Today practically every news account has an opinion injected in it. Perhaps this will help explain why there is a credibility factor with reporters.

We met deadlines–strict ones imposed by the need to convert copy to cold type and still get the paper out on time. When there was a breaking story, all hell broke loose in the composing room to revise, revamp or replace a story that was already set in type. And, before reaching this point, we tended to type on a typewriter–copy in quintuplicate, which meant carbon paper.  Today, most people use the term “cc” with their e-mails or letter and have no vague idea of the true meaning of a carbon copy or carbon paper. In that regard, you may be better served to simply say “c” or copy. Ditto for replacing “bc” over “bcc” – blind copy for those not in the know.

Back in those days, if you disagreed with something you saw in print, you may have dashed off a “letter to the editor,” by U.S. mail or hand-delivery.  This was, of course, before e-mail and the Internet, and the postal system worked. It was also before FedEx (nee Federal Express) changed the face and state of overnight delivery.

Public relations folks back then went out of their way to cultivate relationships and an understanding with reporters.

Letters were considered on a more egalitarian footing and received greater acceptance at the newspaper, and readers
actually devoured them, which became the talk of the town. Think of it as an earlier-day blog, which it was, and helped formulate word-of-mouth opinions.
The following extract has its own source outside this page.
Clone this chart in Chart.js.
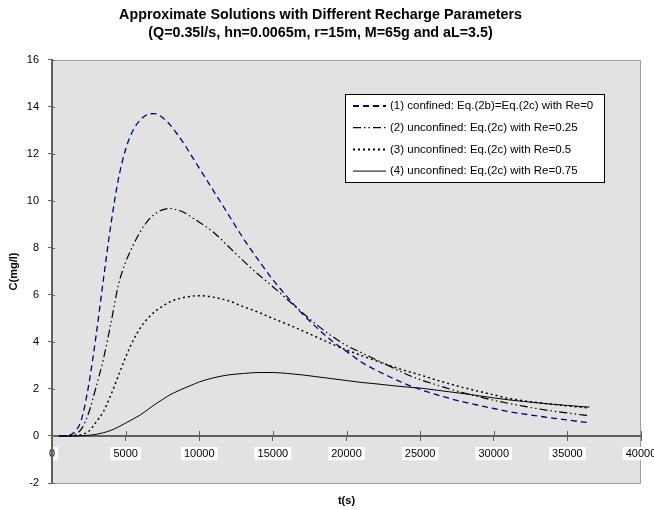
<!DOCTYPE html>
<html>
<head>
<meta charset="utf-8">
<script src="https://cdn.jsdelivr.net/npm/chart.js@4"></script>
<style>
  body { margin: 0; background: #fff; }
  #chart { display: block; }
</style>
</head>
<body>
<canvas id="chart" width="654" height="510"></canvas>
<script>
// time (s)
const times = [500, 1000, 1500, 2000, 2500, 3000, 3500, 4000, 4500, 5000,
  5500, 6000, 6500, 7000, 7500, 8000, 8500, 9000, 9500, 10000,
  11000, 12000, 13000, 14000, 15000, 16000, 17000, 18000, 19000, 20000,
  21000, 22000, 23000, 24000, 25000, 26000, 27000, 28000, 29000, 30000,
  31000, 32000, 33000, 34000, 35000, 36000, 36500];

// C (mg/l) for each case
const confinedRe0 = [0, 0.02, 0.15, 0.7, 2.2, 4.3, 6.7, 9.0, 10.9, 12.2,
  13.0, 13.45, 13.68, 13.72, 13.55, 13.25, 12.85, 12.4, 11.9, 11.4,
  10.4, 9.4, 8.4, 7.5, 6.65, 5.9, 5.2, 4.6, 4.05, 3.6,
  3.15, 2.8, 2.5, 2.22, 1.98, 1.78, 1.6, 1.44, 1.3, 1.17,
  1.04, 0.94, 0.85, 0.76, 0.68, 0.6, 0.57];
const unconfRe025 = [0, 0, 0.05, 0.3, 1.0, 2.1, 3.3, 4.8, 6.4, 7.4,
  8.1, 8.7, 9.15, 9.45, 9.62, 9.68, 9.62, 9.5, 9.3, 9.1,
  8.65, 8.05, 7.45, 6.88, 6.35, 5.8, 5.25, 4.72, 4.25, 3.85,
  3.55, 3.25, 2.95, 2.65, 2.4, 2.2, 2.0, 1.83, 1.67, 1.52,
  1.39, 1.27, 1.16, 1.06, 0.98, 0.9, 0.87];
const unconfRe05 = [0, 0, 0.01, 0.06, 0.2, 0.6, 1.05, 1.75, 2.55, 3.35,
  4.05, 4.6, 5.0, 5.3, 5.52, 5.7, 5.82, 5.9, 5.95, 5.97,
  5.9, 5.75, 5.5, 5.27, 5.0, 4.75, 4.48, 4.2, 3.92, 3.66,
  3.43, 3.2, 2.98, 2.78, 2.6, 2.4, 2.22, 2.05, 1.9, 1.75,
  1.6, 1.5, 1.42, 1.35, 1.28, 1.22, 1.19];
const unconfRe075 = [0, 0, 0, 0.01, 0.03, 0.07, 0.14, 0.24, 0.38, 0.55,
  0.72, 0.9, 1.12, 1.35, 1.55, 1.75, 1.9, 2.04, 2.17, 2.3,
  2.48, 2.6, 2.66, 2.7, 2.7, 2.66, 2.6, 2.52, 2.44, 2.36,
  2.28, 2.22, 2.15, 2.09, 2.04, 1.96, 1.88, 1.8, 1.71, 1.62,
  1.54, 1.47, 1.41, 1.35, 1.3, 1.25, 1.23];

const seriesLabels = [
  '(1) confined: Eq.(2b)=Eq.(2c) with Re=0',
  '(2) unconfined: Eq.(2c) with Re=0.25',
  '(3) unconfined: Eq.(2c) with Re=0.5',
  '(4) unconfined: Eq.(2c) with Re=0.75'
];
const titleLines = [
  'Approximate Solutions with Different Recharge Parameters',
  '(Q=0.35l/s, hn=0.0065m, r=15m, M=65g and aL=3.5)'
];

const FONT = '"Liberation Sans", Arial, sans-serif';
const AXIS_GREY = '#606060';

function toPoints(values) {
  return times.map((t, i) => ({ x: t, y: values[i] }));
}

// grey plot area with thin border
const plotBackground = {
  id: 'plotBackground',
  beforeDraw(chart) {
    const { ctx, chartArea: a } = chart;
    ctx.save();
    ctx.fillStyle = '#e2e2e2';
    ctx.fillRect(a.left, a.top, a.right - a.left, a.bottom - a.top);
    ctx.strokeStyle = '#a0a0a0';
    ctx.lineWidth = 1;
    ctx.strokeRect(a.left + 0.5, a.top + 0.5, a.right - a.left - 1, a.bottom - a.top);
    ctx.restore();
  }
};

// the other half of the "cross" tick marks
const crossTicks = {
  id: 'crossTicks',
  afterDraw(chart) {
    const { ctx, scales: { x, y } } = chart;
    const y0 = y.getPixelForValue(0);
    ctx.save();
    ctx.strokeStyle = AXIS_GREY;
    ctx.lineWidth = 1;
    ctx.beginPath();
    x.ticks.forEach(t => {
      const px = Math.round(x.getPixelForValue(t.value)) + 0.5;
      ctx.moveTo(px, y0 - 5);
      ctx.lineTo(px, y0);
    });
    y.ticks.forEach(t => {
      const py = Math.round(y.getPixelForValue(t.value)) + 0.5;
      ctx.moveTo(y.right, py);
      ctx.lineTo(y.right + 3, py);
    });
    ctx.stroke();
    ctx.restore();
  }
};

// legend box inside the plot, top right
const boxLegend = {
  id: 'boxLegend',
  afterDraw(chart) {
    const { ctx } = chart;
    const left = 345, top = 94, width = 259, height = 88;
    ctx.save();
    ctx.fillStyle = '#fff';
    ctx.fillRect(left, top, width, height);
    ctx.strokeStyle = '#000';
    ctx.lineWidth = 1;
    ctx.strokeRect(left + 0.5, top + 0.5, width, height);
    ctx.font = '11.5px ' + FONT;
    ctx.textBaseline = 'middle';
    chart.data.datasets.forEach((ds, i) => {
      const rowY = top + 12 + i * 21.7;
      ctx.beginPath();
      ctx.strokeStyle = ds.borderColor;
      ctx.lineWidth = ds.legendWidth;
      ctx.setLineDash(ds.borderDash || []);
      ctx.moveTo(353, rowY);
      ctx.lineTo(386, rowY);
      ctx.stroke();
      ctx.setLineDash([]);
      ctx.fillStyle = '#000';
      ctx.fillText(ds.label, 390, rowY);
    });
    ctx.restore();
  }
};

new Chart(document.getElementById('chart'), {
  type: 'line',
  data: {
    datasets: [
      {
        label: seriesLabels[0],
        data: toPoints(confinedRe0),
        borderColor: '#000080',
        borderWidth: 1.3,
        borderDash: [6, 4],
        legendWidth: 2
      },
      {
        label: seriesLabels[1],
        data: toPoints(unconfRe025),
        borderColor: '#000',
        borderWidth: 1.2,
        borderDash: [8, 3, 1.5, 3, 1.5, 3],
        legendWidth: 1.2
      },
      {
        label: seriesLabels[2],
        data: toPoints(unconfRe05),
        borderColor: '#000',
        borderWidth: 1.5,
        borderDash: [2, 3],
        legendWidth: 2
      },
      {
        label: seriesLabels[3],
        data: toPoints(unconfRe075),
        borderColor: '#000',
        borderWidth: 1,
        legendWidth: 1
      }
    ]
  },
  options: {
    responsive: false,
    animation: false,
    devicePixelRatio: 1,
    layout: { padding: { left: 0, right: 13, top: 0, bottom: 0 } },
    elements: {
      point: { radius: 0 },
      line: { fill: false, cubicInterpolationMode: 'monotone' }
    },
    scales: {
      x: {
        type: 'linear',
        position: { y: 0 },
        z: 1,
        min: 0,
        max: 40000,
        border: { color: AXIS_GREY, width: 2 },
        grid: { drawOnChartArea: false, tickLength: 4, color: AXIS_GREY },
        ticks: {
          stepSize: 5000,
          color: '#000',
          font: { family: FONT, size: 11 },
          padding: 7,
          maxRotation: 0,
          autoSkip: false,
          showLabelBackdrop: true,
          backdropColor: '#fff',
          backdropPadding: { left: 3, right: 3, top: 0, bottom: 0 },
          callback: v => String(v)
        },
        afterFit(scale) {
          scale.paddingLeft = 0;
          scale.paddingRight = 0;
        }
      },
      y: {
        type: 'linear',
        position: 'left',
        min: -2,
        max: 16,
        border: { color: AXIS_GREY, width: 2 },
        grid: { drawOnChartArea: false, tickLength: 4, color: AXIS_GREY },
        ticks: {
          stepSize: 2,
          color: '#000',
          font: { family: FONT, size: 11 },
          padding: 9
        },
        title: {
          display: true,
          text: 'C(mg/l)',
          color: '#000',
          font: { family: FONT, size: 11, weight: 'bold' },
          padding: { top: 7, bottom: 0 }
        },
        afterFit(scale) {
          scale.width = 52;
          scale.paddingTop = 0;
          scale.paddingBottom = 0;
        }
      }
    },
    plugins: {
      legend: { display: false },
      tooltip: { enabled: false },
      title: {
        display: true,
        text: titleLines,
        color: '#000',
        font: { family: FONT, size: 14.3, weight: 'bold', lineHeight: 1.31 },
        padding: { top: 5.3, bottom: 17.2 }
      },
      subtitle: {
        display: true,
        position: 'bottom',
        fullSize: false,
        text: 't(s)',
        color: '#000',
        font: { family: FONT, size: 11, weight: 'bold' },
        padding: { top: 11.4, bottom: 2.4 }
      }
    }
  },
  plugins: [plotBackground, crossTicks, boxLegend]
});
</script>
</body>
</html>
Back then, if a company did not like what it read, it threatened to, and did, pull its advertising from the paper. Corporate chieftains felt this would send a proper message to the paper to be extra careful in reporting what the company did not like to see in print. Perhaps no one told them that you cannot do battle with someone whose main product was printer’s ink. Given time, those companies meekly returned their advertising.

Public relations folks back then went out of their way to cultivate relationships and an understanding with reporters. This often meant breaking bread, returning telephone calls, and rendering additional information when asked, etc.–a far cry from today when voice mail pre-empts reporters and PR types from actually speaking. Then, too, e-mail has taken on a new aura. Yet, too many rely on spell-checking, if at all, even where the words are being used are correctly spelled, but may be the wrong intended words.
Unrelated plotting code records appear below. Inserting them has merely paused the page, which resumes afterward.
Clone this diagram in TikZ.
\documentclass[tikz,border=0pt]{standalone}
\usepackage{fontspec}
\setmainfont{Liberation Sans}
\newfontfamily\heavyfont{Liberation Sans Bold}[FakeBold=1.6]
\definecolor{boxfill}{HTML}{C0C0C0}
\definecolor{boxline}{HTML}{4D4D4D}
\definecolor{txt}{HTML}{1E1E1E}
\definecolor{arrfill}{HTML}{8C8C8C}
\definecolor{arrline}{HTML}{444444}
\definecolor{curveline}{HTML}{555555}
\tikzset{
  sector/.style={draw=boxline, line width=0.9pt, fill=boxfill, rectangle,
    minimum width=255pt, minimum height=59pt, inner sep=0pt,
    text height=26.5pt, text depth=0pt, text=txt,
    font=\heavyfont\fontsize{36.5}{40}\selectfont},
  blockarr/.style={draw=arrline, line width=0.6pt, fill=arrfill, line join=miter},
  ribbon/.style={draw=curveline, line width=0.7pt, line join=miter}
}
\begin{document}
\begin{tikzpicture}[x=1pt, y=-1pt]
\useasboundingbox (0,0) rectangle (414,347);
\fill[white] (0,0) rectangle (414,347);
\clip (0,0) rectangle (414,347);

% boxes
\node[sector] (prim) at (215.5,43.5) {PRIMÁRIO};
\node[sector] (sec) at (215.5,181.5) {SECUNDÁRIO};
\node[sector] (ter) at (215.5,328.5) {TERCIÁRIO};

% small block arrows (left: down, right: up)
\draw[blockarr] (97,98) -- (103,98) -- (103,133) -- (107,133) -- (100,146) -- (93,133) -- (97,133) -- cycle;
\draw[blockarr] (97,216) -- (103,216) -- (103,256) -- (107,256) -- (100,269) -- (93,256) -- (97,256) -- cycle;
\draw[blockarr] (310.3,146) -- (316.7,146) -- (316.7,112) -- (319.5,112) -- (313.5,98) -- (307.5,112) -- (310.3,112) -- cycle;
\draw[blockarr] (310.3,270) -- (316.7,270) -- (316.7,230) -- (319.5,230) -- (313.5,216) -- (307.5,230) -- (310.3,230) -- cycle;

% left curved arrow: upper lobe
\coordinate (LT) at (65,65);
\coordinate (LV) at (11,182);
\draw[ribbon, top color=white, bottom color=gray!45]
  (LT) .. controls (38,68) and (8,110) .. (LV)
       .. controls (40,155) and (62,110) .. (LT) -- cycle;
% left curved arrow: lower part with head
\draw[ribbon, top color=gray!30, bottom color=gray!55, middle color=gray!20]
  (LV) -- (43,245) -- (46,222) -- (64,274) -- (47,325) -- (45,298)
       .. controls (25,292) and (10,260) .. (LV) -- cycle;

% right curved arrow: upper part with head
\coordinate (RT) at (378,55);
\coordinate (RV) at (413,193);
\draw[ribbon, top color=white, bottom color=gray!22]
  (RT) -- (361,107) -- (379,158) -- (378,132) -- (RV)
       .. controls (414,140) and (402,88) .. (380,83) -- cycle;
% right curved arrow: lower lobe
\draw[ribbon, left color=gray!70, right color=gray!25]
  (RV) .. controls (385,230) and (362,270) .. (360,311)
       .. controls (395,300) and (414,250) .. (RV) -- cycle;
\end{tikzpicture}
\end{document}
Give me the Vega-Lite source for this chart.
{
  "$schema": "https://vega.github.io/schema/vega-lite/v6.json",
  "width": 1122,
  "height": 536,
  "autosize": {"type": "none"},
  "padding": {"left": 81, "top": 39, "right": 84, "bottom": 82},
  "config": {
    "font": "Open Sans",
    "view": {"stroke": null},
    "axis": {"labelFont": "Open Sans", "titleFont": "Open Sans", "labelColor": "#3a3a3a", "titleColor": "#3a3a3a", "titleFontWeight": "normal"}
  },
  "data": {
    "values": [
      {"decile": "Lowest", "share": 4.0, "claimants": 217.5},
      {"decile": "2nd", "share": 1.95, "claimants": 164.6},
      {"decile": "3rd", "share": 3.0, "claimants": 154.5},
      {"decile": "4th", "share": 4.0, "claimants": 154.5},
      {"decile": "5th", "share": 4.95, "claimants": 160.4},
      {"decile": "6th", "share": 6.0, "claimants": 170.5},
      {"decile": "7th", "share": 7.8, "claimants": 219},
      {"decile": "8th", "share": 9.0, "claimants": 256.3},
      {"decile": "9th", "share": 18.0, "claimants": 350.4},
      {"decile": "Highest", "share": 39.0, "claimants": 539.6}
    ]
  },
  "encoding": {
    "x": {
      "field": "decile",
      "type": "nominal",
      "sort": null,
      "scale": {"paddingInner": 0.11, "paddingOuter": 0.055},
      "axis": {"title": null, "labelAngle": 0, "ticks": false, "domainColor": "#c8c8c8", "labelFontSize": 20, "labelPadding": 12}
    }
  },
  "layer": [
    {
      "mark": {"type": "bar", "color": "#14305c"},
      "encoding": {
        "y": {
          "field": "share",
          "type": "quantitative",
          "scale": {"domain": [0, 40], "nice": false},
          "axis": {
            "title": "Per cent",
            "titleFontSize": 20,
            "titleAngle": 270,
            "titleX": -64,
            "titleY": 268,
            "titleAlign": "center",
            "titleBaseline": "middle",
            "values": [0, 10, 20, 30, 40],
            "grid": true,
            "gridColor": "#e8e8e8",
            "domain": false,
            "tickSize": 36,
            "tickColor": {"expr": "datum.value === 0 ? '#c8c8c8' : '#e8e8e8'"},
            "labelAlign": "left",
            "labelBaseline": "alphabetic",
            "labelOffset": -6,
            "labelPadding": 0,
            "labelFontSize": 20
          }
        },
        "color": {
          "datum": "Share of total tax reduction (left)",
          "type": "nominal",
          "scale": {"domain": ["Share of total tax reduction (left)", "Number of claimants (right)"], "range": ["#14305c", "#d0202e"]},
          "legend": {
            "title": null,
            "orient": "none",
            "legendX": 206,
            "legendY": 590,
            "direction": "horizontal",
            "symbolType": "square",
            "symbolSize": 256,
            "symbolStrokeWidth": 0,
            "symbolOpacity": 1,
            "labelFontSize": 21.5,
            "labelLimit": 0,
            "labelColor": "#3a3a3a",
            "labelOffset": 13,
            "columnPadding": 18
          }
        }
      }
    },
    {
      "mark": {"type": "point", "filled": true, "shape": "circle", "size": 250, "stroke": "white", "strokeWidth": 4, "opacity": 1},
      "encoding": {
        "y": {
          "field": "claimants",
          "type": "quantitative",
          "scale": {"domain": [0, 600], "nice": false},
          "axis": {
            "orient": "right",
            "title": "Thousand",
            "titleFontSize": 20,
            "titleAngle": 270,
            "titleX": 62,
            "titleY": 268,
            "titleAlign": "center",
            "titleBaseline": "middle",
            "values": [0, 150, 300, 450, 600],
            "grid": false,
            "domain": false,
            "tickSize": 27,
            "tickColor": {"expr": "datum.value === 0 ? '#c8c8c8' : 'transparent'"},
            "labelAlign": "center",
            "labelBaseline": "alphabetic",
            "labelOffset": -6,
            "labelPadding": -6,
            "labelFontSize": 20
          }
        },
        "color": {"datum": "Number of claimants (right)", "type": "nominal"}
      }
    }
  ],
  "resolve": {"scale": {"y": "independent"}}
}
Whatever happened to proofreading?

Did it go the way of the albatross? Will it rise from the ashes like the phoenix? It can and could if people sit back and take the time to proof letters before hitting the send key on the PC or laptop or tablet.  Moreover, asking another to help proof also ensures it will be letter perfect.  After all, if a letter received, whether by e-mail, post or FedEx, is poorly written, contains spelling or grammatical errors, would you want to do any business with that person?  I suspect not.  And, it only takes a few extra minutes to do it the right way.

We are rushing needlessly, and just need to slow down a bit.

It Doesn’t Hurt to Say ‘Thank You’

While chivalry is relegated to the pages of Sir Thomas Malory’s “Le Morte d’Arthur”–remember this classic from grade school (an original version can be seen at the newly-revamped Morgan Library in midtown Manhattan along with the Gutenberg Bible, among other classics)–it still does not hurt to say “thank you.” After an article appears, it’s easier to e-mail a note of appreciation. The writer will like this. Yet, most people don’t take the time to do so. The same holds true with reading a newspaper from stem to stern.  Perhaps this explains why circulation is
declining to a degree. There are a growing number of other outlets that enable us to get some comprehension about what is going on, including the ever-growing social media channels.

No matter what form this takes, it still remains important to communicate to your important publics. Use the technology to do so. But, if you are in need of some carbon paper, send me an e-mail and I will see if I can locate some for you.